What makes C-PACE New Construction such a strong competitive advantage for commercial property developers?

C-PACE New Construction in an innovative financing mechanism that benefits commercial property developers in a number of ways. Learn more about the ways C-PACE puts developers in control of their investments.

Structure investments with immediate and long-term value.

Developers shouldn’t let short-sighted thinking and “value engineering” undermine their building’s long-term economic and environmental competitiveness and sustainability. C-PACE New Construction enables developers to better structure their investment and ensure extended viability of their buildings. It can help conserve equity, reduce cost of capital and empower developers to construct buildings that stand out against the competition. Building smarter buildings today can result in investments with greater longevity and stronger returns in the future.

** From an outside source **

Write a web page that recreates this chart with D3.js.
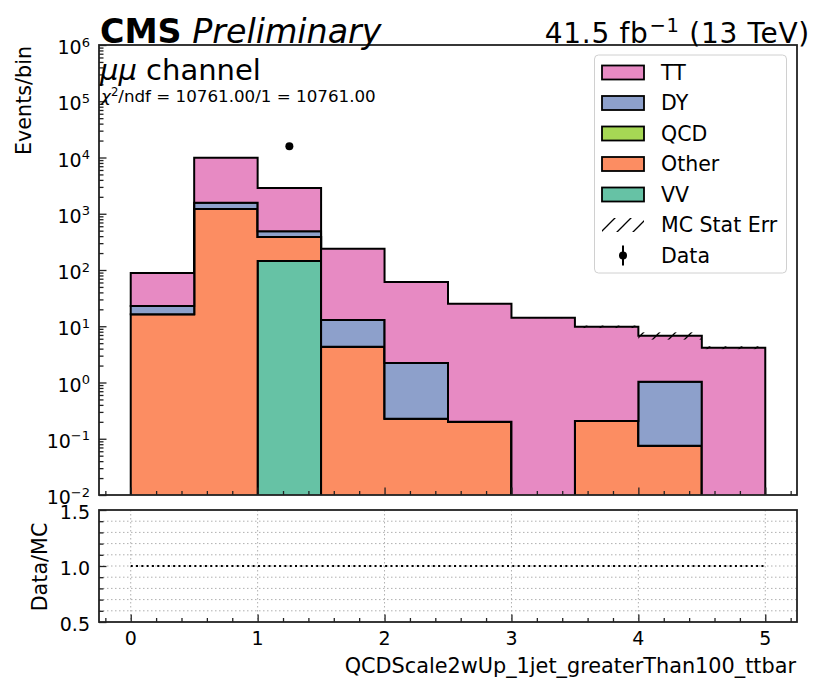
<!DOCTYPE html>
<html>
<head>
<meta charset="utf-8">
<script src="https://cdn.jsdelivr.net/npm/d3@7"></script>
<style>
  body { margin: 0; background: #fff; }
  text { font-family: "DejaVu Sans", sans-serif; fill: #000; }
</style>
</head>
<body>
<svg id="chart" width="826" height="694"></svg>
<script>
// bin edges and per-bin yields
var edges = [0, 0.5, 1, 1.5, 2, 2.5, 3, 3.5, 4, 4.5, 5]
var vv = [0, 0, 145, 0, 0, 0, 0, 0, 0, 0]
var other = [16.3, 1214, 241, 4.33, 0.227, 0.201, 0, 0.207, 0.0753, 0]
var qcd = [0, 0, 0, 0, 0, 0, 0, 0, 0, 0]
var dy = [6.6, 359, 102, 8.57, 1.99, 0, 0, 0, 0.955, 0]
var tt = [65.6, 8357, 2382, 226, 59.0, 25.0, 14.2, 9.59, 5.76, 4.16]
var mcErr = [1.2, 45, 25, 2.5, 0.9, 0.3, 0.25, 0.5, 1.0, 0.24]
var dataVals = [0, 0, 15800, 0, 0, 0, 0, 0, 0, 0]

var legendNames = ['TT', 'DY', 'QCD', 'Other', 'VV']
var colors = { TT: '#e78ac3', DY: '#8da0cb', QCD: '#a6d854', Other: '#fc8d62', VV: '#66c2a5' }
var yMajor = [1e-2, 1e-1, 1e0, 1e1, 1e2, 1e3, 1e4, 1e5, 1e6]
var xMajor = [0, 1, 2, 3, 4, 5]
var rMajor = [0.5, 1.0, 1.5]

var chi2Text = '/ndf = 10761.00/1 = 10761.00'

var svg = d3.select('#chart')
var L = 99, R = 797, T = 45, B = 495, RT = 510, RB = 622

var x = d3.scaleLinear().domain([-0.25, 5.25]).range([L, R])
var y = d3.scaleLog().domain([1e-2, 1e6]).range([B, T])
var yr = d3.scaleLinear().domain([0.5, 1.5]).range([RB, RT])

var defs = svg.append('defs')
defs.append('clipPath').attr('id', 'clipMain')
  .append('rect').attr('x', L).attr('y', T).attr('width', R - L).attr('height', B - T)
defs.append('clipPath').attr('id', 'clipRatio')
  .append('rect').attr('x', L).attr('y', RT).attr('width', R - L).attr('height', RB - RT)
var pat = defs.append('pattern').attr('id', 'hatch')
  .attr('patternUnits', 'userSpaceOnUse').attr('width', 16).attr('height', 16)
pat.append('path').attr('d', 'M0,16 L16,0 M-4,4 L4,-4 M12,20 L20,12')
  .attr('stroke', '#000').attr('stroke-width', 1.3)

// stacked histogram
var nb = edges.length - 1
var keys = ['VV', 'Other', 'QCD', 'DY', 'TT']
var byKey = { VV: vv, Other: other, QCD: qcd, DY: dy, TT: tt }
var rows = edges.map(function (e, i) {
  var j = Math.min(i, nb - 1)
  var r = { x: e }
  keys.forEach(function (k) { r[k] = byKey[k][j] })
  return r
})
var series = d3.stack().keys(keys)(rows)
var floor = 1e-4
var area = d3.area()
  .curve(d3.curveStepAfter)
  .x(function (d) { return x(d.data.x) })
  .y0(function (d) { return y(Math.max(d[0], floor)) })
  .y1(function (d) { return y(Math.max(d[1], floor)) })

var gMain = svg.append('g').attr('clip-path', 'url(#clipMain)')
gMain.selectAll('path.layer')
  .data(series)
  .enter().append('path')
  .attr('class', 'layer')
  .attr('d', area)
  .attr('fill', function (d) { return colors[d.key] })
  .attr('stroke', '#000')
  .attr('stroke-width', 2)
  .attr('stroke-linejoin', 'miter')

var totals = d3.range(nb).map(function (j) {
  return d3.sum(keys, function (k) { return byKey[k][j] })
})

// MC stat error band
gMain.selectAll('rect.err')
  .data(d3.range(nb))
  .enter().append('rect')
  .attr('class', 'err')
  .attr('x', function (j) { return x(edges[j]) })
  .attr('width', function (j) { return x(edges[j + 1]) - x(edges[j]) })
  .attr('y', function (j) { return y(totals[j] + mcErr[j]) })
  .attr('height', function (j) { return y(Math.max(totals[j] - mcErr[j], floor)) - y(totals[j] + mcErr[j]) })
  .attr('fill', 'url(#hatch)')

// data points
var pts = d3.range(nb).filter(function (j) { return dataVals[j] > 0 })
  .map(function (j) { return { x: (edges[j] + edges[j + 1]) / 2, v: dataVals[j], t: totals[j] } })
gMain.selectAll('line.derr')
  .data(pts)
  .enter().append('line')
  .attr('x1', function (d) { return x(d.x) }).attr('x2', function (d) { return x(d.x) })
  .attr('y1', function (d) { return y(d.v + Math.sqrt(d.v)) })
  .attr('y2', function (d) { return y(d.v - Math.sqrt(d.v)) })
  .attr('stroke', '#000').attr('stroke-width', 2)
gMain.selectAll('circle.dot')
  .data(pts)
  .enter().append('circle')
  .attr('cx', function (d) { return x(d.x) })
  .attr('cy', function (d) { return y(d.v) })
  .attr('r', 4)
  .attr('fill', '#000')

// ratio panel grid
var gRatio = svg.append('g')
var rGrid = d3.range(6, 15).map(function (v) { return v / 10 })
gRatio.selectAll('line.hg')
  .data(rGrid)
  .enter().append('line')
  .attr('x1', L).attr('x2', R)
  .attr('y1', function (d) { return yr(d) }).attr('y2', function (d) { return yr(d) })
  .attr('stroke', '#b0b0b0').attr('stroke-width', 1).attr('stroke-dasharray', '1.5,2.5')
gRatio.selectAll('line.vg')
  .data(xMajor)
  .enter().append('line')
  .attr('x1', function (d) { return x(d) }).attr('x2', function (d) { return x(d) })
  .attr('y1', RT).attr('y2', RB)
  .attr('stroke', '#b0b0b0').attr('stroke-width', 1).attr('stroke-dasharray', '1.5,2.5')
gRatio.append('line')
  .attr('x1', x(edges[0])).attr('x2', x(edges[nb]))
  .attr('y1', yr(1)).attr('y2', yr(1))
  .attr('stroke', '#000').attr('stroke-width', 2.2).attr('stroke-dasharray', '2,3.3')
var ratioPts = pts.map(function (d) { return { x: d.x, r: d.v / d.t } })
  .filter(function (d) { return d.r >= 0.5 && d.r <= 1.5 })
gRatio.append('g').attr('clip-path', 'url(#clipRatio)')
  .selectAll('circle')
  .data(ratioPts)
  .enter().append('circle')
  .attr('cx', function (d) { return x(d.x) })
  .attr('cy', function (d) { return yr(d.r) })
  .attr('r', 4).attr('fill', '#000')

// ticks (inward)
function ticks (g, axis) {
  g.call(axis)
  g.select('.domain').remove()
  g.selectAll('.tick line').attr('stroke', '#222').attr('stroke-width', 1.3)
  g.selectAll('.tick text').remove()
}
var yMinor = []
for (var e = -2; e < 6; e++) {
  for (var m = 2; m < 10; m++) yMinor.push(m * Math.pow(10, e))
}
var xMinor = d3.range(-1, 27).map(function (i) { return i * 0.2 }).filter(function (v) { return v > -0.25 && v < 5.25 && Math.abs(v - Math.round(v)) > 1e-6 })
var rMinor = d3.range(6, 15).map(function (v) { return v / 10 }).filter(function (v) { return Math.abs(v - 1) > 1e-6 })

ticks(svg.append('g').attr('transform', 'translate(' + L + ',0)'), d3.axisLeft(y).tickValues(yMajor).tickSize(-7.5))
ticks(svg.append('g').attr('transform', 'translate(' + L + ',0)'), d3.axisLeft(y).tickValues(yMinor).tickSize(-4.5))
ticks(svg.append('g').attr('transform', 'translate(0,' + B + ')'), d3.axisBottom(x).tickValues(xMajor).tickSize(-7.5))
ticks(svg.append('g').attr('transform', 'translate(0,' + B + ')'), d3.axisBottom(x).tickValues(xMinor).tickSize(-4))
ticks(svg.append('g').attr('transform', 'translate(' + L + ',0)'), d3.axisLeft(yr).tickValues(rMajor).tickSize(-7.5))
ticks(svg.append('g').attr('transform', 'translate(' + L + ',0)'), d3.axisLeft(yr).tickValues(rMinor).tickSize(-4.5))
ticks(svg.append('g').attr('transform', 'translate(0,' + RB + ')'), d3.axisBottom(x).tickValues(xMajor).tickSize(-7.5))
ticks(svg.append('g').attr('transform', 'translate(0,' + RB + ')'), d3.axisBottom(x).tickValues(xMinor).tickSize(-4))

// tick labels
var yl = svg.append('g').selectAll('text')
  .data(yMajor)
  .enter().append('text')
  .attr('x', 90)
  .attr('y', function (d) { return y(d) + 9 })
  .attr('text-anchor', 'end')
  .attr('font-size', 19)
yl.append('tspan').text('10')
yl.append('tspan')
  .attr('font-size', 13)
  .attr('dy', -7.5)
  .text(function (d) { var p = Math.round(Math.log10(d)); return p < 0 ? '\u2212' + (-p) : String(p) })

svg.append('g').selectAll('text')
  .data(rMajor)
  .enter().append('text')
  .attr('x', 90)
  .attr('y', function (d) { return yr(d) + 8.8 })
  .attr('text-anchor', 'end')
  .attr('font-size', 19)
  .text(function (d) { return d.toFixed(1) })

svg.append('g').selectAll('text')
  .data(xMajor)
  .enter().append('text')
  .attr('x', function (d) { return x(d) })
  .attr('y', 645)
  .attr('text-anchor', 'middle')
  .attr('font-size', 19)
  .text(function (d) { return d })

// spines
svg.append('rect').attr('x', L).attr('y', T).attr('width', R - L).attr('height', B - T)
  .attr('fill', 'none').attr('stroke', '#222').attr('stroke-width', 1.8)
svg.append('rect').attr('x', L).attr('y', RT).attr('width', R - L).attr('height', RB - RT)
  .attr('fill', 'none').attr('stroke', '#222').attr('stroke-width', 1.8)

// axis labels
svg.append('text')
  .attr('transform', 'translate(31,' + (T + 1) + ') rotate(-90)')
  .attr('text-anchor', 'end').attr('font-size', 20.7)
  .text('Events/bin')
svg.append('text')
  .attr('transform', 'translate(46.5,' + ((RT + RB) / 2 + 1) + ') rotate(-90)')
  .attr('text-anchor', 'middle').attr('font-size', 20.7)
  .text('Data/MC')
svg.append('text')
  .attr('x', R - 1).attr('y', 673)
  .attr('text-anchor', 'end').attr('font-size', 20.8)
  .text('QCDScale2wUp_1jet_greaterThan100_ttbar')

// header texts
var cms = svg.append('text').attr('x', 100).attr('y', 43).attr('font-size', 33.3)
cms.append('tspan').attr('font-weight', 'bold').text('CMS')
cms.append('tspan').attr('font-style', 'italic').text(' Preliminary')

var lumi = svg.append('text').attr('x', 810).attr('y', 43).attr('text-anchor', 'end')
  .attr('font-size', 28).attr('letter-spacing', 0.7)
lumi.append('tspan').text('41.5 fb')
lumi.append('tspan').attr('font-size', 19.5).attr('dx', 1).attr('dy', -11).text('\u22121')
lumi.append('tspan').attr('dy', 11).text(' (13 TeV)')

var ch = svg.append('text').attr('x', 100).attr('y', 80).attr('font-size', 29)
ch.append('tspan').attr('font-style', 'italic').text('\u03bc\u03bc')
ch.append('tspan').text(' channel')

var chi = svg.append('text').attr('x', 101).attr('y', 102).attr('font-size', 16.7)
chi.append('tspan').attr('font-style', 'italic').text('\u03c7')
chi.append('tspan').attr('font-size', 11.7).attr('dy', -6.5).text('2')
chi.append('tspan').attr('dy', 6.5).text(chi2Text)

// legend
var lg = svg.append('g')
lg.append('rect').attr('x', 594.5).attr('y', 55).attr('width', 192).attr('height', 218)
  .attr('rx', 4).attr('fill', '#fff').attr('fill-opacity', 0.8)
  .attr('stroke', '#d0d0d0').attr('stroke-width', 1)
var rowY = function (i) { return 72.5 + i * 30.5 }
var items = legendNames.map(function (n) { return { name: n, kind: 'patch' } })
items.push({ name: 'MC Stat Err', kind: 'hatch' })
items.push({ name: 'Data', kind: 'data' })
var li = lg.selectAll('g.item')
  .data(items)
  .enter().append('g')
  .attr('class', 'item')
  .attr('transform', function (d, i) { return 'translate(0,' + rowY(i) + ')' })
li.filter(function (d) { return d.kind === 'patch' })
  .append('rect')
  .attr('x', 602).attr('y', -7).attr('width', 42).attr('height', 14)
  .attr('fill', function (d) { return colors[d.name] })
  .attr('stroke', '#000').attr('stroke-width', 1.8)
li.filter(function (d) { return d.kind === 'hatch' })
  .append('rect')
  .attr('x', 602).attr('y', -7).attr('width', 42).attr('height', 14)
  .attr('fill', 'url(#hatch)')
var ld = li.filter(function (d) { return d.kind === 'data' })
ld.append('line').attr('x1', 623).attr('x2', 623).attr('y1', -10).attr('y2', 10)
  .attr('stroke', '#000').attr('stroke-width', 2)
ld.append('circle').attr('cx', 623).attr('cy', 0).attr('r', 4).attr('fill', '#000')
li.append('text')
  .attr('x', 661).attr('y', 7.3)
  .attr('font-size', 20.5)
  .text(function (d) { return d.name })
</script>
</body>
</html>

Bring higher performing buildings within reach.

C-PACE New Construction financing helps pay for a variety of costs directly related to a building’s design and construction. These costs may include (but are not limited to) engineering and design expenses, energy modeling, building core and shell, and equipment or measures that consume and save energy (e.g. HVAC, lighting, elevators, controls, windows, green or cool roofs, meters and other green energy measures). Nearly any property type — commercial, industrial, office, retail, nonprofit, multifamily — can benefit from C-PACE New Construction financing. Projects involving historical buildings are also eligible to apply.

Invest with confidence.

Developers using C-PACE New Construction will demonstrate, using whole-building energy modeling, that a building’s performance will exceed a code-compliant baseline by at least 10 percent. Meeting that 10 percent target will make a building eligible for C-PACE financing of 10 percent of the total eligible construction cost (TECC). The Connecticut Green Bank will work with an independent Technical Administrator to determine the TECC, and review modeling details and projected energy performance. For each 1 percent improvement beyond the threshold 10 percent, an additional 1 percent of TECC will be eligible for financing (up to a maximum of 20 percent).